Traitor is Syriana for dummies, a globe-hopping, multi-character look at the war between America and Islamic terrorists that keeps things as relatively simple as an episode of 24. Not that there's anything wrong with that: 24 is a really good show. But it doesn't pretend to be something it's not, either.

For the first hour of Traitor, though, writer-director Jeffrey Nachmanoff sets up a drama far more complex and ambiguous than the one we ultimately get. The film's titular anti-hero is Samir Horn (Don Cheadle), a devoted Muslim born in Sudan (where he saw his father blown up by a car bomb), who later moved to Chicago and worked as an intelligence officer for the U.S. government.

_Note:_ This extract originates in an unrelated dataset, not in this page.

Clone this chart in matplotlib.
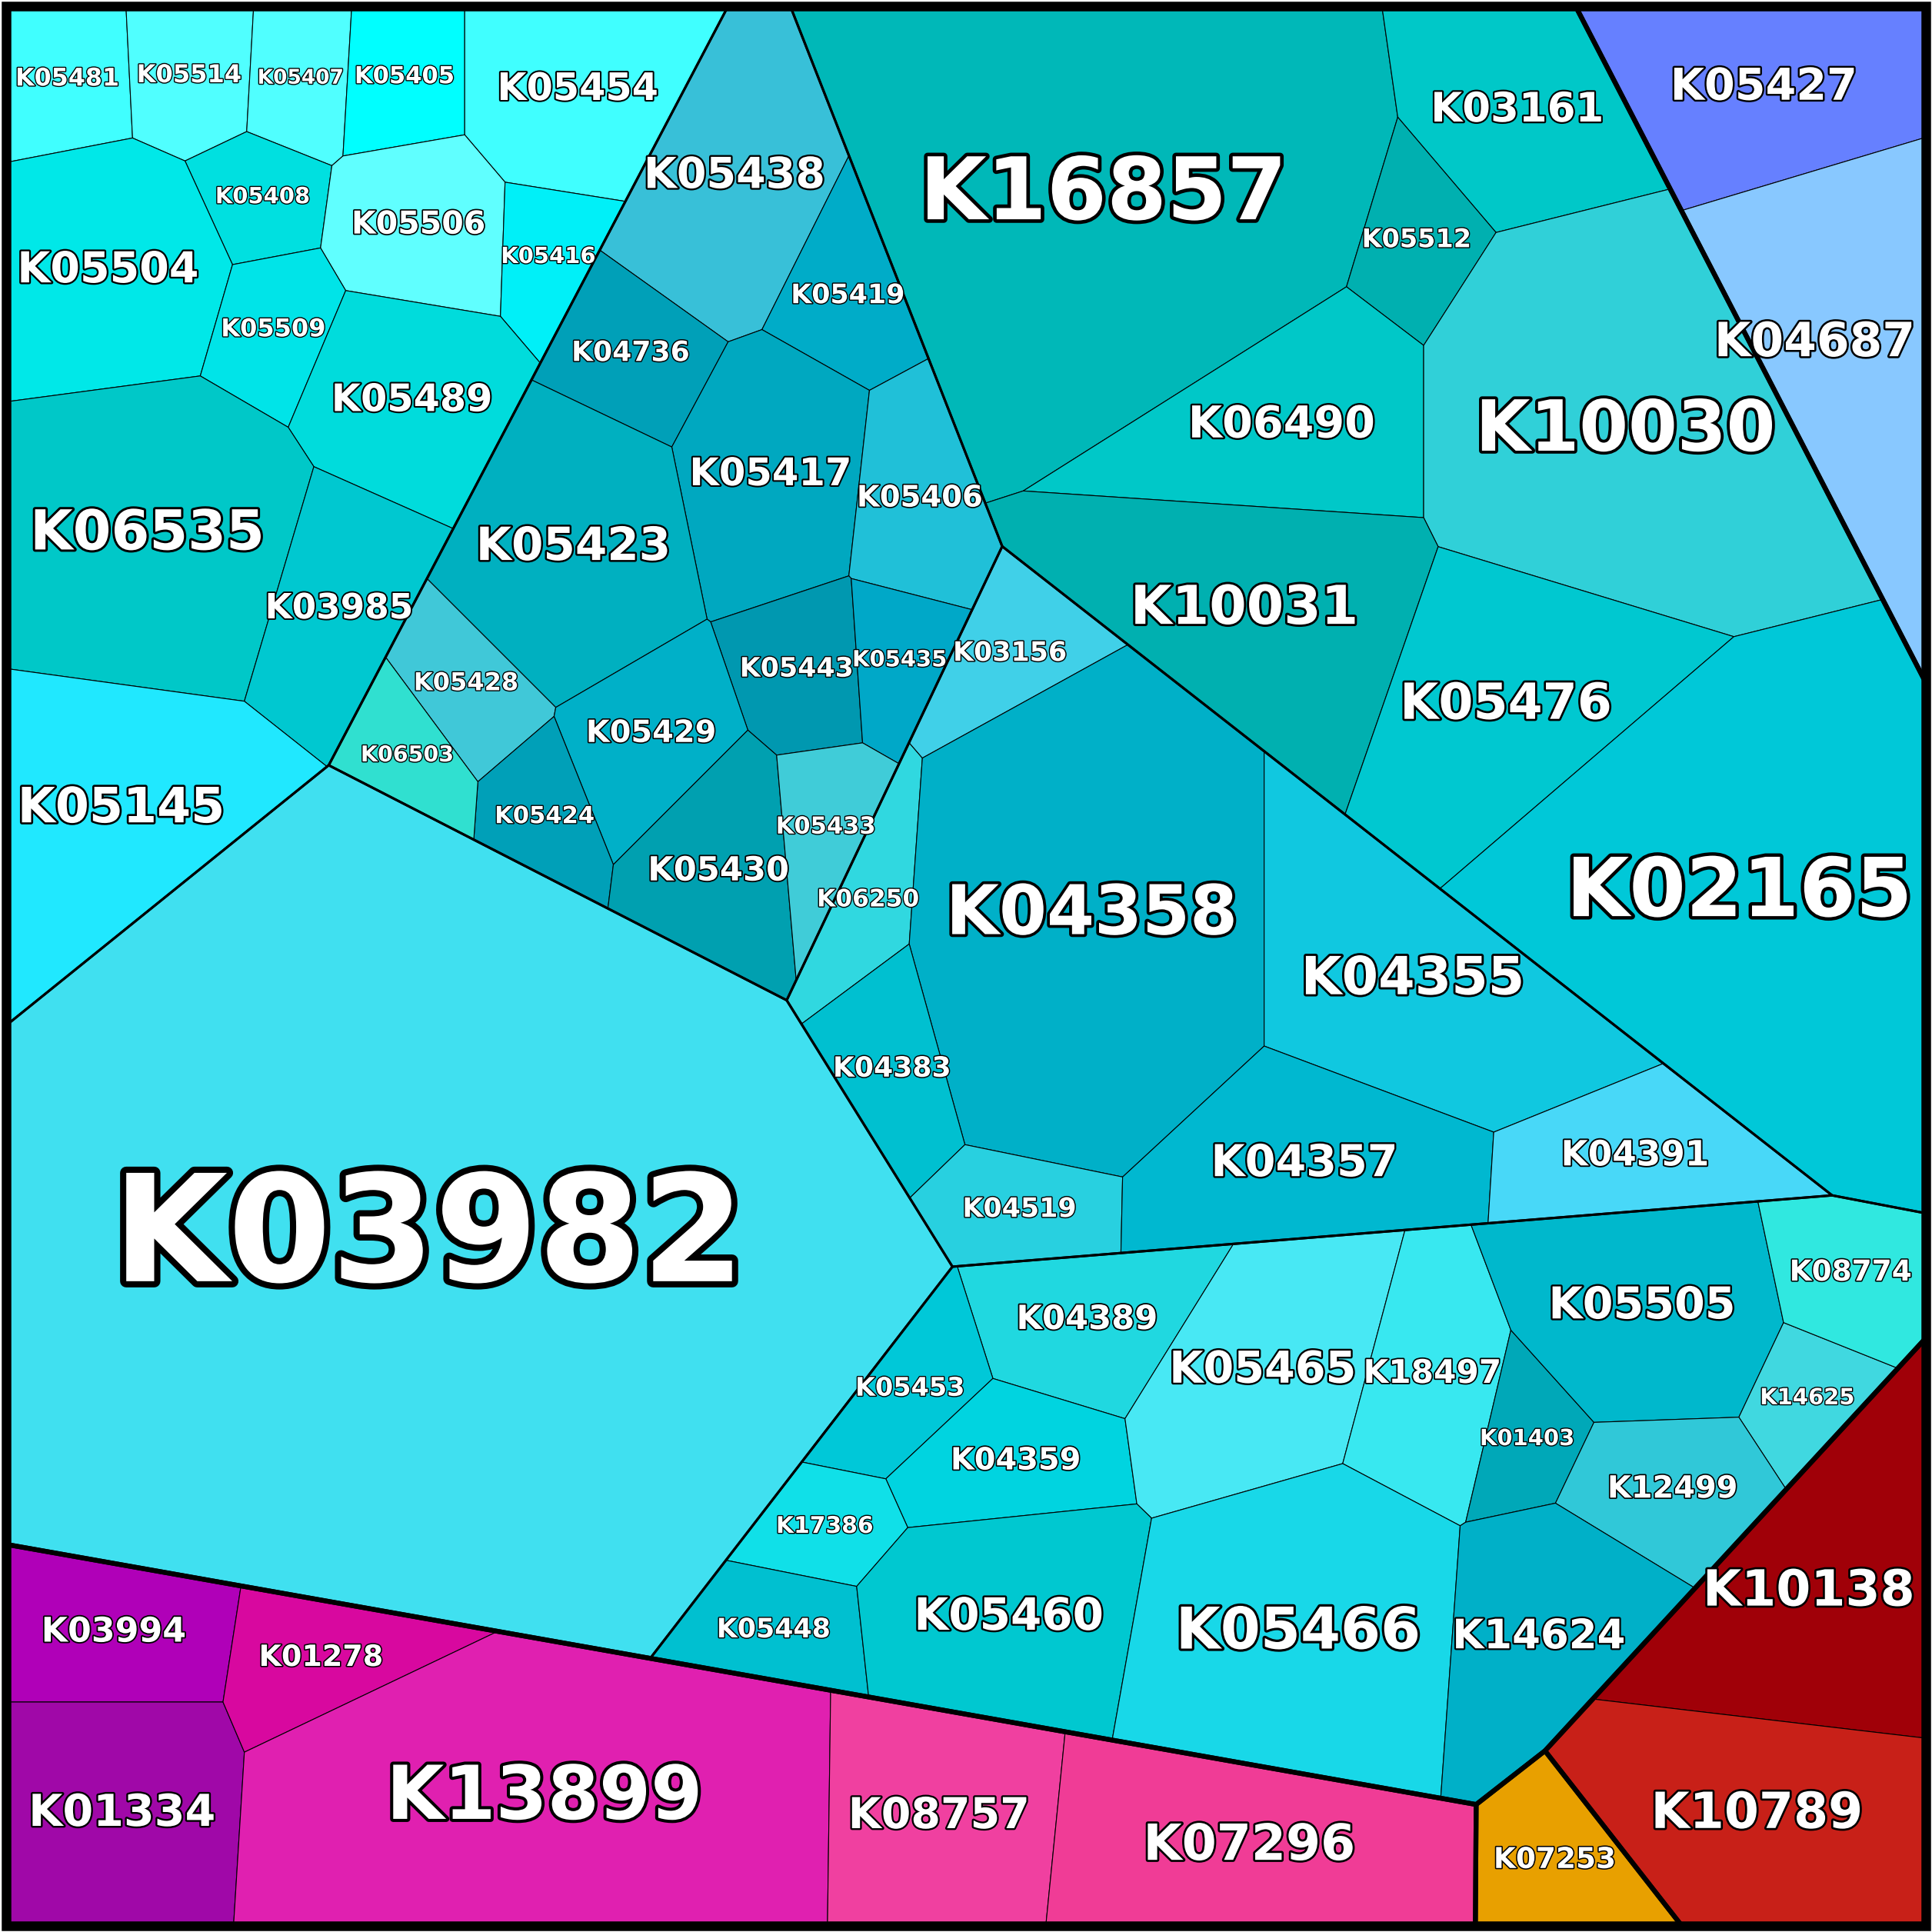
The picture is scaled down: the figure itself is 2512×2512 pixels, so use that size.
import numpy as np
import matplotlib
matplotlib.use("Agg")
import matplotlib.pyplot as plt
from matplotlib.patches import Polygon
import matplotlib.patheffects as pe

# leaves: name, group, subgroup, approximate area (display units^2), seed x, seed y, colour
names = ["K05481", "K05514", "K05407", "K05405", "K05454", "K05408", "K05506", "K05416",
         "K05504", "K05509", "K05489", "K06535", "K03985", "K05145",
         "K05438", "K05419", "K04736", "K05417", "K05406", "K05423", "K05443", "K05435",
         "K05428", "K05429", "K05424", "K05430", "K05433", "K06503",
         "K03982",
         "K16857", "K03161", "K05512", "K06490", "K10030", "K10031", "K05476", "K02165",
         "K06250", "K03156", "K04358", "K04383", "K04519", "K04355", "K04357", "K04391",
         "K04389", "K05453", "K04359", "K05465", "K18497", "K17386", "K05448", "K05460",
         "K05466", "K01403", "K05505", "K14625", "K08774", "K12499", "K14624",
         "K03994", "K01334", "K01278", "K13899", "K08757", "K07296",
         "K10138", "K10789", "K07253", "K05427", "K04687"]
groups = ["cyan"] * 60 + ["magenta"] * 6 + ["red"] * 2 + ["orange"] + ["blue"] * 2
subgroups = (["s1"] * 14 + ["s2"] * 14 + ["s3"] + ["s4"] * 8 + ["s5"] * 8 + ["s6"] * 15
             + ["m"] * 6 + ["r"] * 2 + ["o"] + ["b"] * 2)
values = [12000, 11500, 9500, 11000, 26000, 9000, 18000, 9000,
          33000, 11000, 26000, 55000, 22000, 43000,
          33000, 13000, 14000, 28000, 17000, 38000, 13000, 9000,
          11000, 17000, 10000, 20000, 10000, 8700,
          400000,
          135000, 30000, 12000, 35000, 90000, 52000, 45000, 120000,
          10500, 13000, 100000, 14000, 13000, 50000, 35000, 22000,
          20000, 12000, 17000, 35000, 22000, 9500, 13000, 36000,
          60000, 9000, 35000, 9000, 15000, 17000, 30000,
          21000, 35000, 15500, 100000, 33000, 45000,
          45000, 45000, 15000, 35000, 45000]
seed_x = [60, 160, 250, 335, 490, 210, 355, 471, 90, 228, 335, 120, 255, 85,
          590, 720, 515, 655, 790, 460, 690, 815, 370, 530, 430, 590, 705, 289,
          360,
          900, 1250, 1115, 1020, 1310, 1010, 1240, 1420,
          637, 820, 900, 720, 860, 1160, 1085, 1245,
          855, 745, 820, 1000, 1150, 720, 697, 835, 1060, 1235, 1335, 1462, 1500, 1340, 1270,
          100, 100, 358, 420, 790, 1040,
          1460, 1440, 1265, 1440, 1500]
seed_y = [60, 55, 60, 65, 65, 160, 180, 184, 215, 255, 300, 440, 480, 695,
          230, 295, 335, 410, 425, 450, 515, 525, 540, 570, 610, 630, 620, 600,
          1010,
          150, 100, 215, 340, 340, 490, 570, 780,
          737, 615, 760, 810, 955, 760, 960, 970,
          1030, 1065, 1145, 1120, 1160, 1190, 1305, 1290, 1330, 1180, 1090, 1150, 1055, 1230, 1345,
          1300, 1450, 1340, 1470, 1475, 1500,
          1300, 1470, 1510, 80, 280]
colors = ["#40ffff", "#50ffff", "#50ffff", "#00ffff", "#40ffff", "#00e0e0", "#60ffff", "#00f0f8",
          "#00e8e8", "#00e4e8", "#00dcdc", "#00c8c8", "#00c8d0", "#20e8ff",
          "#38c0d8", "#00acc8", "#00a0b8", "#00a8c0", "#20c0d8", "#00b0c0", "#0098b0", "#00a8c8",
          "#40c8d8", "#00b0c8", "#00a0b8", "#00a0b0", "#40ccd8", "#30e0d0",
          "#40e0f0",
          "#00b8b8", "#00c8c8", "#00b0b0", "#00c8c8", "#30d0d8", "#00b0b0", "#00c8d0", "#00c8d8",
          "#30d8e0", "#40d0e8", "#00b0c8", "#00c0d0", "#28d0e0", "#10c8e0", "#00b8d0", "#48d8f8",
          "#20d8e0", "#00c8d8", "#00d4e0", "#48e8f4", "#38e8f0", "#10e0e8", "#00c0d0", "#00c8d0",
          "#18d8e8", "#00a8b8", "#00b8cc", "#40d8e0", "#30e8e0", "#30c8d8", "#00b0c8",
          "#b000b8", "#a008a8", "#d8089f", "#e020b0", "#f040a0", "#f03c96",
          "#a00008", "#c82018", "#e8a000", "#6680ff", "#88c8ff"]

S = 1568.0
LO, HI = 5.0, 1563.0
PX = 2512 / S  # output pixels per layout unit


def clip(poly, a, b):
    out = []
    n = len(poly)
    for k in range(n):
        p, q = poly[k], poly[(k + 1) % n]
        fp, fq = a @ p - b, a @ q - b
        if fp <= 0:
            out.append(p)
        if fp * fq < 0:
            t = fp / (fp - fq)
            out.append(p + t * (q - p))
    return out


def area_centroid(poly):
    if len(poly) < 3:
        return 0.0, None
    P = np.array(poly)
    x, y = P[:, 0], P[:, 1]
    x2, y2 = np.roll(x, -1), np.roll(y, -1)
    cr = x * y2 - x2 * y
    A = cr.sum() / 2
    if abs(A) < 1e-9:
        return 0.0, P.mean(axis=0)
    cx = ((x + x2) * cr).sum() / (6 * A)
    cy = ((y + y2) * cr).sum() / (6 * A)
    return abs(A), np.array([cx, cy])


def power_cells(sites, w, domain):
    cells = []
    for i in range(len(sites)):
        poly = [np.array(p, float) for p in domain]
        for j in range(len(sites)):
            if i == j or not poly:
                continue
            a = 2 * (sites[j] - sites[i])
            b = sites[j] @ sites[j] - sites[i] @ sites[i] - w[j] + w[i]
            poly = clip(poly, a, b)
        cells.append(poly)
    return cells


def inside(dom, p):
    P = np.array(dom)
    n = len(P)
    for k in range(n):
        e = P[(k + 1) % n] - P[k]
        d = p - P[k]
        if e[0] * d[1] - e[1] * d[0] < 0:
            return False
    return True


def treemap(domain, vals, targets, move=False, iters=450):
    vals = np.array(vals, float)
    targets = np.array(targets, float)
    sites = targets.copy()
    if len(vals) == 1:
        return [domain]
    dom_area, dom_c = area_centroid(domain)
    P = np.array(domain)
    sgn = np.sum(P[:, 0] * np.roll(P[:, 1], -1) - np.roll(P[:, 0], -1) * P[:, 1])
    dom = list(domain) if sgn > 0 else list(domain)[::-1]

    def pull_in(p):
        while not inside(dom, p):
            p = dom_c + 0.9 * (p - dom_c)
        return p

    for i in range(len(sites)):
        sites[i] = pull_in(sites[i])
    tarea = vals / vals.sum() * dom_area
    w = np.zeros(len(vals))
    for it in range(iters):
        cells = power_cells(sites, w, domain)
        for i, c in enumerate(cells):
            A, C = area_centroid(c)
            w[i] += 0.35 * (tarea[i] - A)
            if move and 100 <= it < iters - 80 and A > 0.5 * tarea[i]:
                sites[i] = pull_in(sites[i] + 0.08 * (targets[i] - C))
        w -= w.mean()
    return power_cells(sites, w, domain)


vals = np.array(values, float)
pts = np.column_stack([seed_x, seed_y]).astype(float)
square = [(LO, LO), (HI, LO), (HI, HI), (LO, HI)]

fig = plt.figure(figsize=(25.12, 25.12), dpi=100)
ax = fig.add_axes([0, 0, 1, 1])
ax.set_xlim(0, S)
ax.set_ylim(S, 0)
ax.axis("off")

gnames = list(dict.fromkeys(groups))
gidx = [[i for i, g in enumerate(groups) if g == k] for k in gnames]
gcells = treemap(square, [vals[ix].sum() for ix in gidx],
                 [np.average(pts[ix], axis=0, weights=vals[ix]) for ix in gidx], move=True)

leaf_cells = {}
sub_cells = []
for gi, ix in enumerate(gidx):
    snames = list(dict.fromkeys(subgroups[i] for i in ix))
    sidx = [[i for i in ix if subgroups[i] == s] for s in snames]
    scells = treemap(gcells[gi], [vals[s].sum() for s in sidx],
                     [np.average(pts[s], axis=0, weights=vals[s]) for s in sidx], move=True)
    for si, s in enumerate(sidx):
        sub_cells.append(scells[si])
        lc = treemap(scells[si], vals[s], pts[s])
        for k, i in enumerate(s):
            leaf_cells[i] = lc[k]

for i, c in leaf_cells.items():
    if len(c) < 3:
        continue
    ax.add_patch(Polygon(np.array(c), closed=True, facecolor=colors[i],
                         edgecolor="black", linewidth=0.8))
for c in sub_cells:
    if len(c) >= 3:
        ax.add_patch(Polygon(np.array(c), closed=True, fill=False,
                             edgecolor="black", linewidth=2.2))
for c in gcells:
    if len(c) >= 3:
        ax.add_patch(Polygon(np.array(c), closed=True, fill=False,
                             edgecolor="black", linewidth=4.5))
ax.add_patch(Polygon(np.array(square), closed=True, fill=False,
                     edgecolor="black", linewidth=9))

for i, c in leaf_cells.items():
    A, C = area_centroid(c)
    if C is None:
        continue
    P = np.array(c)
    width = P[:, 0].max() - P[:, 0].min()
    fs = 0.22 * np.sqrt(vals[i])
    # keep the label inside its cell (6 bold glyphs ~ 4.4 em wide)
    fs = min(fs, 0.85 * width * PX * 0.72 / 4.4)
    fs = max(fs, 12)
    half = fs * 4.4 / 0.72 / PX / 2
    x = min(max(C[0], LO + half + 6), HI - half - 6)
    ax.text(x, C[1], names[i], ha="center", va="center", color="white",
            fontsize=fs, fontweight="bold",
            path_effects=[pe.withStroke(linewidth=max(2, fs / 12), foreground="black")])

fig.savefig("out.png", dpi=100)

When we meet him, though, Samir has gone off the grid and is now running with an entirely different gang, selling explosives to a terrorist group in Yemen co-headed by the Moroccan Omar (Said Taghmaoui). Both men are nabbed in a raid headed by a pair of FBI agents (Guy Pearce and Neal McDonough) who try to get Samir to talk in exchange for leniency. When he refuses, they leave him to rot in a Yemen prison.

It is there that Samir develops a strong bond with Omar, whose initial mistrustfulness of Samir gives way to a brotherly respect and admiration. By the time the two men bust out of prison and reconnect with Omar's terrorist network, Traitor has gotten you to see them as people first and fanatics second.

Cheadle, who excels at playing conflicted men torn between duty and conscience, and Taghmaoui, who has made a career of playing Arab baddies since his memorable debut in 1995's La Haine, give their characters real dimension and heft, helping you understand how otherwise sane men could recruit teenagers for suicide-bombing missions in the name of God.

Alternating between the terrorists' machinations and the agents on their trail, Traitor (which was inspired by a story originally conceived by Steve Martin) maintains a surprisingly even-keeled tone, reminiscent of Syriana's cool, journalistic approach. By keeping its central focus on Samir, the story doesn't overwhelm the audience with names and places. Instead, it forces you to confront your feelings toward Samir, a seemingly honorable and respectable man who willingly plots to kill innocent people.

Then the twists start to spring forth, the bad guys start spouting lines like ''Terrorism is theater, and our audience is the American people,'' and Traitor becomes a ticking-bomb story about finding the bad guys before it's too late. The action-thriller stuff is serviceable, if unremarkable, but there's no denying the sense that the filmmakers lost their nerve. At least Syriana dared to follow its theme of the insidious nature of terrorism to its tragic, unthinkable end. In Traitor, Hollywood rushes in to save the day.

Cast: Don Cheadle, Guy Pearce, Said Taghmaoui, Neal McDonough, Archie Panjabi, Jeff Daniels

Writer-director: Jeffrey Nachmanoff

Producers: David Hoberman, Todd Lieberman, Don Cheadle

An Overture Films release. Running time: 113 minutes. Vulgar language, violence, gore, adult themes. Playing at area theaters.